5 de septiembre de 2010

La aventura de Pedro

Como ya os decía, pasábamos los escasos ratos muertos que se producían en nuestro fascinante viaje al Marruecos Imperial mirando los carteles de los comercios morunos, comentándolos, bromeando sobre ellos. En general estos anuncios son reflejo del esmero con que los comerciantes cuidan su clientela, pero en algún caso fueron la solución a imprevistos y necesidades que nos iban surgiendo en nuestro quehacer turístico.

Una vez paramos en un pueblecito cercano a Fez porque uno de los todoterreno se calentaba en exceso. Decidimos esperar en una cafetería a que le echaran un vistazo al radiador del coche, pero Pedro, que no se pudo liberar de su ansiedad en todo el viaje, se arriesgó a visitar el zoco local por su cuenta. Se despidió brevemente, cruzó un bello arco moruno que servía de entrada al mercado y desapareció entre callejuelas llenas de tenderetes.

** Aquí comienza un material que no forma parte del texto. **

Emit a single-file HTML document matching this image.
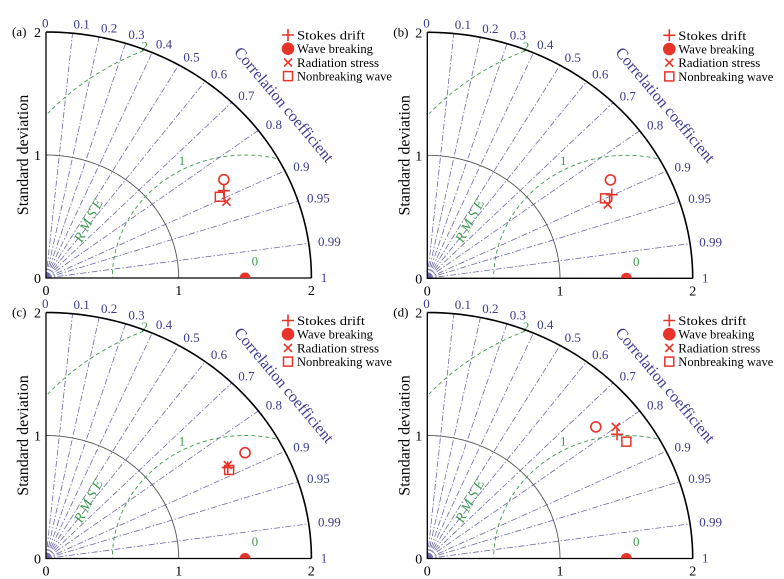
<!DOCTYPE html>
<html><head><meta charset="utf-8"><style>
html,body{margin:0;padding:0;background:#fff;}
svg{display:block;}
svg text{font-family:"Liberation Serif",serif;}
</style></head><body>
<svg id="chart" width="784" height="579" viewBox="0 0 784 579" xmlns="http://www.w3.org/2000/svg"></svg>
<script>
const panelNames = ['(a)','(b)','(c)','(d)'];
const corrTicks = [0,0.1,0.2,0.3,0.4,0.5,0.6,0.7,0.8,0.9,0.95,0.99,1];
const corrLabels = ['0','0.1','0.2','0.3','0.4','0.5','0.6','0.7','0.8','0.9','0.95','0.99','1'];
const stdTicks = [0,1,2];
const refStd = 1.5;
const rmseLevels = [1,2];
const seriesNames = ['Stokes drift','Wave breaking','Radiation stress','Nonbreaking wave'];
const stokesX = [1.34,1.39,1.37,1.43];
const stokesY = [0.71,0.68,0.74,1.01];
const breakingX = [1.34,1.38,1.50,1.27];
const breakingY = [0.80,0.80,0.86,1.07];
const radiationX = [1.36,1.36,1.37,1.42];
const radiationY = [0.62,0.60,0.76,1.07];
const nonbreakX = [1.31,1.34,1.38,1.50];
const nonbreakY = [0.66,0.65,0.72,0.95];

const svg = document.getElementById('chart');
const NS = 'http://www.w3.org/2000/svg';
const origins = [[46,278],[427.3,278.3],[46,558.5],[427.3,558.5]];
const SX = 132.7, SY = 123;
const RED = '#e8332a', NAVY = '#3b3b8f', GREEN = '#3c9a4c';
const FONT = '"Liberation Serif", serif';

function mk(tag, attrs, parent){
  const e = document.createElementNS(NS, tag);
  for (const k in attrs) e.setAttribute(k, attrs[k]);
  if (tag==='text') e.setAttribute('font-family', FONT);
  (parent||svg).appendChild(e);
  return e;
}
function arcPath(fx, fy, t0, t1, cx, cy, r, clip){
  let d = '', n = 120, started = false;
  for (let i=0;i<=n;i++){
    const t = t0 + (t1-t0)*i/n;
    const x = cx + r*Math.cos(t), y = cy + r*Math.sin(t);
    const ok = !clip || (x>=0 && y>=0 && Math.hypot(x,y)<=2.0001);
    if (ok){ d += (started?'L':'M') + fx(x).toFixed(2)+' '+fy(y).toFixed(2)+' '; started = true; }
    else started = false;
  }
  return d;
}
function marker(g, type, px, py, filled){
  let m;
  if (type==='plus'){
    m = mk('path',{d:`M${px-6} ${py}H${px+6}M${px} ${py-6}V${py+6}`,stroke:RED,'stroke-width':1.6,fill:'none'},g);
  } else if (type==='circle'){
    m = mk('circle',{cx:px,cy:py,r:filled?5.5:5,fill:filled?RED:'none',stroke:RED,'stroke-width':1.6},g);
  } else if (type==='x'){
    m = mk('path',{d:`M${px-4} ${py-4}L${px+4} ${py+4}M${px+4} ${py-4}L${px-4} ${py+4}`,stroke:RED,'stroke-width':1.6,fill:'none'},g);
  } else {
    m = mk('rect',{x:px-4.5,y:py-4.5,width:9,height:9,fill:'none',stroke:RED,'stroke-width':1.5},g);
  }
  return m;
}

origins.forEach((o,p)=>{
  const [ox,oy] = o;
  const fx = v => ox + v*SX, fy = v => oy - v*SY;
  const g = mk('g',{});
  
  
  const cid = 'clip'+p;
  const cp = mk('clipPath',{id:cid},g);
  mk('rect',{x:ox,y:oy-2*SY-2,width:2*SX+2,height:2*SY+2},cp);

  corrTicks.forEach((c,i)=>{
    const a = Math.acos(c);
    const l = mk('line',{x1:fx(0),y1:fy(0),x2:fx(2*Math.cos(a)),y2:fy(2*Math.sin(a)),stroke:'#6a6aa8','stroke-width':0.8,'stroke-dasharray':'6 2 1.5 2'},g);
    
    
    const r = 2.07;
    const t = mk('text',{x:fx(r*Math.cos(a))-(c===0?4:0),y:fy(r*Math.sin(a))+4,fill:NAVY,'font-size':13},g);
    t.textContent = corrLabels[i];
    
    
  });
  const s1 = mk('path',{d:arcPath(fx,fy,0,Math.PI/2,0,0,1,false),stroke:'#555',fill:'none','stroke-width':0.9},g);
  
  
  rmseLevels.forEach(r=>{
    const c = mk('path',{d:arcPath(fx,fy,0,Math.PI,refStd,0,r,true),stroke:GREEN,fill:'none','stroke-width':0.9,'stroke-dasharray':'4 3'},g);
    
    
  });
  [['0',refStd+0.05,0.1],['1',1.0,0.92],['2',0.72,1.85]].forEach(l=>{
    const t = mk('text',{x:fx(l[1]),y:fy(l[2]),fill:GREEN,'font-size':13},g);
    t.textContent = l[0];
    
    
  });
  const rl = mk('text',{x:0,y:0,fill:GREEN,'font-size':14,'font-style':'italic','text-anchor':'middle',transform:`translate(${fx(0.35)},${fy(0.45)}) rotate(-62)`},g);
  rl.textContent = 'R M S E';
  
  
  const oa = mk('path',{d:arcPath(fx,fy,0,Math.PI/2,0,0,2,false),stroke:'#000',fill:'none','stroke-width':1.6},g);
  
  
  const ax = mk('path',{d:`M${fx(0)} ${fy(2)}V${fy(0)}H${fx(2)}`,stroke:'#000',fill:'none','stroke-width':1.3},g);
  
  
  stdTicks.forEach(v=>{
    const ty = mk('text',{x:ox-5,y:fy(v)+5,'font-size':14,'text-anchor':'end',fill:'#000'},g);
    ty.textContent = v;
    
    
    const tx = mk('text',{x:fx(v),y:oy+17,'font-size':14,'text-anchor':'middle',fill:'#000'},g);
    tx.textContent = v;
    
    
  });
  const yt = mk('text',{x:0,y:0,'font-size':16,'text-anchor':'middle',fill:'#000',transform:`translate(${ox-18},${fy(1)}) rotate(-90)`},g);
  yt.textContent = 'Standard deviation';
  
  
  const ct = mk('text',{x:0,y:0,'font-size':16,'text-anchor':'middle',fill:NAVY,transform:`translate(${ox+234},${oy-170}) rotate(50)`},g);
  ct.textContent = 'Correlation coefficient';
  
  
  const pl = mk('text',{x:ox-34,y:oy-2*SY+4,'font-size':13,fill:'#000'},g);
  pl.textContent = panelNames[p];
  
  

  const ref = mk('circle',{cx:fx(refStd),cy:fy(0),r:5.5,fill:RED,'clip-path':`url(#${cid})`},g);
  
  
  let m;
  m = marker(g,'circle',fx(breakingX[p]),fy(breakingY[p]),false);
  
  
  m = marker(g,'rect',fx(nonbreakX[p]),fy(nonbreakY[p]),false);
  
  
  m = marker(g,'x',fx(radiationX[p]),fy(radiationY[p]),false);
  
  
  m = marker(g,'plus',fx(stokesX[p]),fy(stokesY[p]),false);
  
  

  const lg = mk('g',{},g);
  
  
  const lx = ox+242, ly0 = oy-2*SY+(p<2?3:8);
  const types = ['plus','circle','x','rect'];
  const lens = [68,76,82,95];
  seriesNames.forEach((n,i)=>{
    const yy = ly0 + i*13.7;
    const mm = marker(lg,types[i],lx,yy,types[i]==='circle');
    
    
    const t = mk('text',{x:lx+9,y:yy+4.5,'font-size':13,fill:'#000',textLength:lens[i],lengthAdjust:'spacingAndGlyphs'},lg);
    t.textContent = n;
    
    
  });
});
</script>
</body></html>
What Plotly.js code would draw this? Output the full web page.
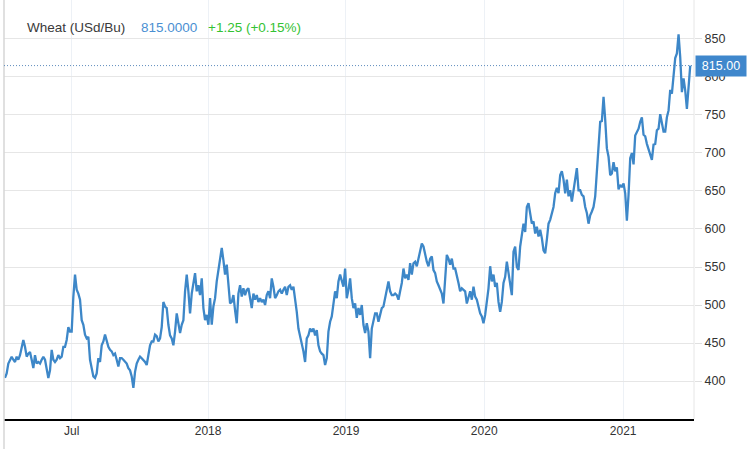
<!DOCTYPE html>
<html>
<head>
<meta charset="utf-8">
<script src="https://cdn.plot.ly/plotly-3.0.1.min.js"></script>
<style>
  html, body { margin: 0; padding: 0; background: #fff; }
  #chart { width: 747px; height: 449px; }
</style>
</head>
<body>
<div id="chart"></div>
<script>
const firstSample = '2017-01-12T15:00:00Z';
const sampleStepHours = 105.66;

const wheat2017 = [
  404, 410, 423, 428, 432, 428, 425, 432, 428, 434,
  445, 454, 445, 432, 436, 438, 428, 417, 434, 423,
  425, 423, 428, 432, 428, 414, 404, 414, 441, 428,
  425, 428, 434, 430, 432, 445, 445, 454, 471, 465,
  465, 511, 540, 520, 515, 507, 480, 474, 461, 456,
  458, 428, 414, 406, 404, 410, 430, 425, 447, 452,
  461, 452, 445, 441, 439, 434, 436, 428, 419, 430,
  430, 428, 425, 423, 417, 414, 406, 391, 412, 423,
  428, 432, 430, 428, 425, 421, 432, 447, 452, 452,
  461, 459, 452, 456, 471, 504, 498, 496, 474
];
const wheat2018 = [
  460, 456, 447, 465, 489, 476, 463, 474, 480, 518,
  540, 518, 489, 515, 531, 542, 518, 526, 513, 535,
  496, 480, 487, 474, 509, 474, 498, 509, 531, 548,
  561, 575, 559, 540, 553, 520, 502, 504, 513, 493,
  476, 515, 526, 511, 522, 513, 520, 522, 511, 496,
  515, 507, 513, 504, 509, 504, 507, 500, 513, 518,
  509, 535, 524, 509, 513, 518, 520, 515, 520, 524,
  513, 524, 526, 520, 524, 509, 491, 469, 460, 452,
  439, 425, 456, 460, 469, 465, 469, 460, 467, 447,
  439, 436, 434, 421, 430, 465, 478, 485, 504, 518,
  509, 531
];
const wheat2019 = [
  540, 533, 524, 548, 509, 520, 535, 509, 496, 502,
  483, 496, 487, 500, 474, 463, 476, 465, 430, 469,
  480, 489, 489, 478, 487, 496, 498, 509, 518, 531,
  518, 513, 513, 515, 513, 507, 518, 529, 548, 535,
  540, 533, 555, 540, 555, 557, 551, 561, 572, 581,
  577, 566, 557, 551, 561, 564, 546, 542, 531, 526,
  520, 515, 502, 535, 566, 561, 553, 561, 548, 548,
  540, 529, 518, 522, 520, 518, 502, 511, 518, 507,
  524, 511, 507, 498, 489, 485, 476, 487, 502, 522,
  551, 531, 540, 524, 529, 504, 491, 504, 529, 537,
  557, 542, 531, 513, 570
];
const wheat2020 = [
  577, 550, 546, 577, 594, 607, 596, 629, 634, 621,
  607, 610, 594, 603, 590, 599, 588, 572, 568, 586,
  607, 612, 623, 629, 647, 654, 647, 671, 676, 665,
  647, 665, 643, 651, 636, 651, 669, 680, 651, 651,
  645, 643, 629, 621, 607, 618, 623, 629, 643, 680,
  720, 741, 742, 774, 744, 706, 695, 671, 673, 688,
  676, 681, 652, 658, 655, 660, 647, 611, 645, 693,
  700, 685, 723, 728, 732, 741, 747, 724, 722, 712,
  704, 697, 691, 711, 712, 730, 732, 751, 740, 728,
  728, 747, 756, 783
];
const wheat2021 = [778, 800, 825, 831, 856, 826, 780, 798, 782, 758, 785, 815];

const wheatPrice = [].concat(wheat2017, wheat2018, wheat2019, wheat2020, wheat2021);

// Axis ticks as labelled in the reference
const xTickDates = ['2017-07-08', '2018-07-03', '2019-07-02', '2020-07-01', '2021-07-03'];
const xTickText = ['Jul', '2018', '2019', '2020', '2021'];
const yTickVals = [400, 450, 500, 550, 600, 650, 700, 750, 800, 850];

const lastValue = 815;
const titleName = 'Wheat (USd/Bu)';
const titlePrice = '815.0000';
const titleChange = '+1.25 (+0.15%)';

// sample dates
const t0 = Date.parse(firstSample);
const sampleDates = wheatPrice.map((_, i) =>
  new Date(t0 + i * sampleStepHours * 3600 * 1000).toISOString().slice(0, 16).replace('T', ' ')
);

const font = '"Liberation Sans", Arial, sans-serif';
const lineBlue = '#3d87c8';

const trace = {
  x: sampleDates,
  y: wheatPrice,
  type: 'scatter',
  mode: 'lines',
  line: { color: lineBlue, width: 2.3 },
  hoverinfo: 'skip'
};

const layout = {
  width: 747,
  height: 449,
  margin: { l: 4, r: 53, t: 0, b: 30, pad: 0 },
  paper_bgcolor: '#ffffff',
  plot_bgcolor: '#ffffff',
  showlegend: false,
  font: { family: font, size: 12, color: '#333333' },
  xaxis: {
    type: 'date',
    range: ['2017-01-10', '2022-01-06'],
    tickmode: 'array',
    tickvals: xTickDates,
    ticktext: xTickText,
    showgrid: true,
    gridcolor: '#edf1f6',
    gridwidth: 1,
    showline: true,
    linecolor: '#000000',
    linewidth: 1.5,
    ticks: '',
    zeroline: false,
    tickfont: { family: font, size: 12, color: '#333333' },
    fixedrange: true
  },
  yaxis: {
    side: 'right',
    range: [350, 901.3],
    tickmode: 'array',
    tickvals: yTickVals,
    showgrid: true,
    gridcolor: '#e6e6e6',
    gridwidth: 1,
    showline: false,
    zeroline: false,
    ticks: 'outside',
    ticklen: 7,
    tickcolor: '#e0e0e0',
    tickfont: { family: font, size: 12.5, color: '#333333' },
    fixedrange: true
  },
  shapes: [
    // left border
    { type: 'line', xref: 'paper', yref: 'paper', x0: 0, x1: 0, y0: -30 / 419, y1: 1,
      line: { color: '#d6d6d6', width: 1.5 } },
    // right border of plot
    { type: 'line', xref: 'paper', yref: 'paper', x0: 1, x1: 1, y0: 0, y1: 1,
      line: { color: '#e6e6e6', width: 1 } },
    // last value dotted line
    { type: 'line', xref: 'paper', yref: 'y', x0: 0, x1: 1, y0: lastValue, y1: lastValue,
      line: { color: '#5f8cbd', width: 1, dash: '1px,2px' } }
  ],
  annotations: [
    { xref: 'paper', yref: 'paper', x: 21 / 690, y: 1 - 27 / 419, xanchor: 'left', yanchor: 'middle',
      text: titleName, showarrow: false, font: { family: font, size: 13.5, color: '#3a3a3a' } },
    { xref: 'paper', yref: 'paper', x: 135 / 690, y: 1 - 27 / 419, xanchor: 'left', yanchor: 'middle',
      text: titlePrice, showarrow: false, font: { family: font, size: 13.5, color: '#4a8fd2' } },
    { xref: 'paper', yref: 'paper', x: 202 / 690, y: 1 - 27 / 419, xanchor: 'left', yanchor: 'middle',
      text: titleChange, showarrow: false, font: { family: font, size: 13.5, color: '#33c233' } },
    { xref: 'paper', yref: 'y', x: 1 + 1 / 690, y: lastValue, xanchor: 'left', yanchor: 'middle',
      text: lastValue.toFixed(2), showarrow: false, width: 48, height: 18, align: 'center',
      bgcolor: '#3f87cc', borderpad: 1, font: { family: font, size: 12.5, color: '#ffffff' } }
  ]
};

Plotly.newPlot('chart', [trace], layout, { displayModeBar: false, staticPlot: true });
</script>
</body>
</html>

Por esta puerta se introdujo Pedro en una verdadera trampa para incautos

Aunque a nadie hizo gracia aquella imprudente escapada de Pedro, ni siquiera la comentamos, de acostumbrados que estábamos a sus impertinencias y desplantes.

Según él mismo explicó a la vuelta, callejeó un poco curioseando entre los puestos llenos de cachivaches hasta que descubrió justo enfrente a un moro que le miraba fijamente. Esquivó la mirada bajando los ojos hacia los cacharros cubiertos de polvo. Al momento alzó de nuevo la cabeza: el moro seguía observándolo sin pestañear. Decidió marcharse hacia otro lugar con la esperanza de perderlo de vista, pero aquel inquietante moro le seguía a cierta distancia. Lo hacía con descaro, a sabiendas de que era un turista incauto y que se encontraba solo. Posiblemente le había estado persiguiendo desde que cruzó el arco de entrada.

Pedro intentó darle esquinazo varias veces, pero todo fue inútil. El moro esperaba la mejor oportunidad para abordarlo y atracarle. En su desesperado pensar, Pedro se sabía doblemente perdido: ni sabía dónde estaba, ni cómo podía escapar de aquella peligrosa situación.


Pedro sufrió una terrible persecución por un laberinto de callejones como éste

Víctima del miedo, se volvía hacia su perseguidor y le mostraba sin disimulo sus puños cerrados, intentando intimidarle pero sin dejar de huir. Entonces le dio por mirar los carteles de los comercios y tenderentes que pasaban precipitadamente ante sus ojos, como si entre ellos pudiera encontrar una salida. A la derecha una tienda rara y un dentista. No le produjeron confianza alguna.


Tienda rara y dentista

A la izquierda lo vio claro: cus cus y pinchitos. Se precipitó dentro del bar.


Cartel salvador

- ¡Perdón, mesié! ¡Perdón, mesié!, - gritaba compulsivamente, intentando llamar la atención del camarero que le miraba extrañado sin comprender la causa de tanta agitación.

Pedro volvía la cabeza hacia la calle una y otra vez. El moro le esperaba justo en la acera de enfrente.

- Que voulez-vous? - se atrevió a preguntar el camarero desde el otro lado del humilde mostrador, temiéndose lo peor de aquel turista que parecía borracho… y español!
- Un té, pliss – respondió Pedro. Su voz sonó como la de un niño asustado.

El camarero se perdió tras la sucia cortina que separaba el infiernillo y varias ollas de cobre del resto del local, y Pedro se desplomó sobre una silla de la mesa más cercana. Miró a su alrededor. En el local había otros dos clientes. Parecían tranquilos. A través de la puerta abierta veía perfectamente a aquel moro cabrón mirándole fijamente, como un buitre esperando la muerte de su víctima. Con los puños apretados sobre la mesa pringosa, notaba cómo el miedo se iba convirtiendo en impotencia, y la impotencia en rabia.

Pedro no recuerda en qué instante me vio pasar por la puerta del cafetín junto con Miguel, otro de los comerciales premiados, que nos adentramos en el callejón para comprar tabaco. Quedamos muy sorprendidos cuando vimos salir precipitadamente de aquel sucio local a Pedro. Casi caemos los tres al suelo del ímpetu con que se abrazó a nosotros. Estaba pálido como la cera y tenía todo el rostro lleno de pequeñas gotas de sudor. No quisimos preguntar, pero supimos al instante que algo había ido mal. Muy mal. Poco después él mismo nos lo contó todo.